SURE!  I've used apple cider, you can get really fresh stuff now!  I've also heated some up with some apple butter to make like a gravy and put that on as a glaze and then used it as a "gravy".  It's excellent.


----------



## vlap (Oct 18, 2007)

I can't imagine why you could not use it. I love a good cider (you mean the alcoholic ciders right?) Find one that suits your taste and you will be set. I think a dry cider would be tasty.


----------



## flagriller (Oct 18, 2007)

I"ve used cider and the results were good. The only thing is make sure there's no pulp in it or it'll clog the sprayer.
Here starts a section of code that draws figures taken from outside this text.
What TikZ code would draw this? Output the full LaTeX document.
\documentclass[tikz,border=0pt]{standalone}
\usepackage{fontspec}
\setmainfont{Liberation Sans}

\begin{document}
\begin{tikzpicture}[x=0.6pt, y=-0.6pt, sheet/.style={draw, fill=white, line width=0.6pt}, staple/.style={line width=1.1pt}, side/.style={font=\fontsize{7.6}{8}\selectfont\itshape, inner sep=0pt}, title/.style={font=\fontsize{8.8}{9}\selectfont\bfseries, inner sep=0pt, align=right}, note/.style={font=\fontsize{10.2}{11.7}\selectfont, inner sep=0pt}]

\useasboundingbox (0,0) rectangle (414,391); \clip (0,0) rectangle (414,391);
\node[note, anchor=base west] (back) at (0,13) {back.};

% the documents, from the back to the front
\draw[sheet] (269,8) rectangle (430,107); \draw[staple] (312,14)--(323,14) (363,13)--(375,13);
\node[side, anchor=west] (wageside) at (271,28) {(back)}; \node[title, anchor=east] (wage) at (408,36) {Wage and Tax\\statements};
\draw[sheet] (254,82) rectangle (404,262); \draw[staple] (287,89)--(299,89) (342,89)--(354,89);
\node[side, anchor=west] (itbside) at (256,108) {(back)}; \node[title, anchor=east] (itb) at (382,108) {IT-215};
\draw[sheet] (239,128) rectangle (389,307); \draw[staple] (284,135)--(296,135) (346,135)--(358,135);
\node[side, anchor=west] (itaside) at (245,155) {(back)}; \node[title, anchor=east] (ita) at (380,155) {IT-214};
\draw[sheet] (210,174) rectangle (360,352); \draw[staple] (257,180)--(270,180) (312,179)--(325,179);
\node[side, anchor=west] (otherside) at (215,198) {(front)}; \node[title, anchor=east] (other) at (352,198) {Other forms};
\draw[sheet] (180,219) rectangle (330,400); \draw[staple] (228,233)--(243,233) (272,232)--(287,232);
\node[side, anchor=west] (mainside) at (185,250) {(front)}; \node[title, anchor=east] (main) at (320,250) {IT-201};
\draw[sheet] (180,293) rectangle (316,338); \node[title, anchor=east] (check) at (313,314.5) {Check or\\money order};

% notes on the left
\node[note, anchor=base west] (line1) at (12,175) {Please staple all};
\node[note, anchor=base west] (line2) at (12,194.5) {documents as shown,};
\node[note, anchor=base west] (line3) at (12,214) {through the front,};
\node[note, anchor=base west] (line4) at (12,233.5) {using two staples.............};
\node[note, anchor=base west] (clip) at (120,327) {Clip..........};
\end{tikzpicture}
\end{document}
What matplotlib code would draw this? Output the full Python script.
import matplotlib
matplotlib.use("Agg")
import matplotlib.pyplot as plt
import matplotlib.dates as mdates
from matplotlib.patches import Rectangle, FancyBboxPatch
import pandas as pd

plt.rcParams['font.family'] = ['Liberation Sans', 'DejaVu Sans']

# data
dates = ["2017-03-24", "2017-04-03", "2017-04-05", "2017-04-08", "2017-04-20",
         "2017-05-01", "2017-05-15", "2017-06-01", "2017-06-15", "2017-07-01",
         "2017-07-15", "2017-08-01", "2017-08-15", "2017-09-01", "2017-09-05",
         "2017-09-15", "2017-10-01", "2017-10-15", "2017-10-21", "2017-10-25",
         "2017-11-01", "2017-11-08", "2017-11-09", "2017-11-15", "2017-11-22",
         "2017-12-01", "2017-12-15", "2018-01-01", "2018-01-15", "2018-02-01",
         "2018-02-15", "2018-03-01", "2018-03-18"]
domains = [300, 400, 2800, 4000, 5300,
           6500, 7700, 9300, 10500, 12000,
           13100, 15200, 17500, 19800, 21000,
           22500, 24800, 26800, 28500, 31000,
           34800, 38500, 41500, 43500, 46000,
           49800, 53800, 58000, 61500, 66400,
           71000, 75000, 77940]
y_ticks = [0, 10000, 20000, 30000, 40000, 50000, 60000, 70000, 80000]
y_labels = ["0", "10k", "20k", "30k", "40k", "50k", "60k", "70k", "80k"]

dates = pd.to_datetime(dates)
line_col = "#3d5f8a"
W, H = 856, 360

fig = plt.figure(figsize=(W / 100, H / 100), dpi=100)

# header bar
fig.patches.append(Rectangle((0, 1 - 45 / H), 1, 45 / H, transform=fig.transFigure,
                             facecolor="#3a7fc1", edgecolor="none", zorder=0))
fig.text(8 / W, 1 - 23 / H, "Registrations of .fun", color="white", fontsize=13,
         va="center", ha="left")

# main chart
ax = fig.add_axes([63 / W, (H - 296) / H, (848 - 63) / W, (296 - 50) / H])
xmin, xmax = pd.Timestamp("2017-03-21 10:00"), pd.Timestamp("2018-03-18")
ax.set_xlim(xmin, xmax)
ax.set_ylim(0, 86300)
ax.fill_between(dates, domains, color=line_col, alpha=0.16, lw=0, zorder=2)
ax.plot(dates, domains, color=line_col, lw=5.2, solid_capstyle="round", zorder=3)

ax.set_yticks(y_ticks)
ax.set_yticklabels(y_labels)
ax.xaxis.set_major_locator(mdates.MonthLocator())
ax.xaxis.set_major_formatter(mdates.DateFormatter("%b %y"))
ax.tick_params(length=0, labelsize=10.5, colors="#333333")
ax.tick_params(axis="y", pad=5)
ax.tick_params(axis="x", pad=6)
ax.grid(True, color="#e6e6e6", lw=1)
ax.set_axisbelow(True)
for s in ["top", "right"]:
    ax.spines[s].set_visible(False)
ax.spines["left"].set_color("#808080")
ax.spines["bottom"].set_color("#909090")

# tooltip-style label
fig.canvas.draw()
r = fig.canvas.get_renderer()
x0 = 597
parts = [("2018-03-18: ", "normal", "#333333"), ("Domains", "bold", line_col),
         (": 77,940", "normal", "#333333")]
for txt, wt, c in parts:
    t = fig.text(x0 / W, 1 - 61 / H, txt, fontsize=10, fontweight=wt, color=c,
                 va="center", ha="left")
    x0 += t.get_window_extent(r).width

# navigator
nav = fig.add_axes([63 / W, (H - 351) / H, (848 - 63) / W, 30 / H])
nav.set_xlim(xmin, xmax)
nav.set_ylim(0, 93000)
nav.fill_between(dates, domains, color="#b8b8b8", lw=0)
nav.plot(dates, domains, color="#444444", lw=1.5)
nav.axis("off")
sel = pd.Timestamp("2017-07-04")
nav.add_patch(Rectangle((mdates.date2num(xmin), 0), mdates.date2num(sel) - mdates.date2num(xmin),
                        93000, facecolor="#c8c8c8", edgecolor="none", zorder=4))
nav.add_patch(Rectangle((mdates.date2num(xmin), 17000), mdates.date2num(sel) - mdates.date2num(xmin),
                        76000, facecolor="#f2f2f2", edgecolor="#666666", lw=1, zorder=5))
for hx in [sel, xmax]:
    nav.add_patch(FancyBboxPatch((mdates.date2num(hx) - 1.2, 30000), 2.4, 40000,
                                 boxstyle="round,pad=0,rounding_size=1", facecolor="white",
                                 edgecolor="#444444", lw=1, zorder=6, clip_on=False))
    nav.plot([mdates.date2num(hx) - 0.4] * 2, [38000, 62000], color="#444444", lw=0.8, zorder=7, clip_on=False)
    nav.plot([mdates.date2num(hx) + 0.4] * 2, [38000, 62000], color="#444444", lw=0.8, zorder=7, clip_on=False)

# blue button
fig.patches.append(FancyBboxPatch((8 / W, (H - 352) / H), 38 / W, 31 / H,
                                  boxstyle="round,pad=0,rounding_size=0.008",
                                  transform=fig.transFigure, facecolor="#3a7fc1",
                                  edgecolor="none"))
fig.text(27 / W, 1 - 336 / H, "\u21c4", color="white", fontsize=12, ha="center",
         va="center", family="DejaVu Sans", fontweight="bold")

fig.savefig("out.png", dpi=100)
And make sure it's fresh for the best flavor. Pork and chicken are very accepting to flavores. I've use mango, peach, lime, lemon, guave etc..  You can by 12oz cans of it in the ethnic section of the supermarket.


----------



## vlap (Oct 18, 2007)

I always think of the "HARD" ciders when someone says cider. What are you meaning?
I apologize if I mistook your question.


----------



## links16877 (Oct 18, 2007)

a soft cider just got some from nebraska city for all yall in neb know what im talking about :) mmmmmmmmmmmm


----------



## bigarm's smokin (Oct 18, 2007)

* Hey Vlap, I'm with you, I like hard cider. I think the best compromize is, spritz the meat with soft cider, and spritz your self with the hard stuff. 
	

	
	
		
		



		
			










  Terry*


----------



## shellbellc (Oct 18, 2007)

That sounds about right!  I've actually never had hard cider, with what the soft cider does to me I'd be afraid to be out some place drinking it!


----------



## vlap (Oct 18, 2007)

Those hard ciders can sneak up on ya. Lucky for me they are too sweet to have very many. I may have to grab a 6 of them tonight. Been a while.


----------



## foozer (Oct 18, 2007)

I found a bottle of blackberry brandy in the back of the Liquor cabinet. I don't know how long it has been there, I would imagine it has aged 3 or 4 years. Any thoughts about using that as a spritzer on a Boston Butt or any meat for that matter?


----------



## vlap (Oct 18, 2007)

I would think that it would be tasty. We did a blackberry vanilla bbq sauce at work that was VERY tasty.
Give it a shot and let us know.


----------



## ted (Oct 18, 2007)

I use hard cider for my ribs. I saw a recipe that called for cider and a shot of Jack Daniels and because I have hard cider, I just use that. Today I am smoking ribs and am going to use a hard cherry cider instead of the apple cider. I'm thinking this should prove very interesting, we shall see!!


----------



## jocosa (Oct 18, 2007)

Hey Ted!  Got a recipe for the hard cherry cider?  Sounds like it would be the bomb on ribs...


----------



## ted (Oct 18, 2007)

Unfortunately I dont!! The Hard Cider and Hard Cherry Cider were given to me as gifts and when pressed for info, the fella that gave these to me said they were family recipes and hed have to kill me if he told me! LOL


----------



## racingstudebakers (Nov 22, 2007)

I use blackberry brandy in my chicken/turkey brine. It gets all through the bird and leaves a real smooth taste to it. I just may try it with some apple juice as a spritz. It doesn't leave a real sweet taste, it's just... smooth, not overwhelming. I wouldn't use a lot in any mix, mebbe 3 parts apple juice to one part brandy. I would imagine that ANY fruit flavored brandy would be good on meat. Hey! Just think about how many flavored Schnapps we have available are out there! Mint chicken.....? Hmmm.....


----------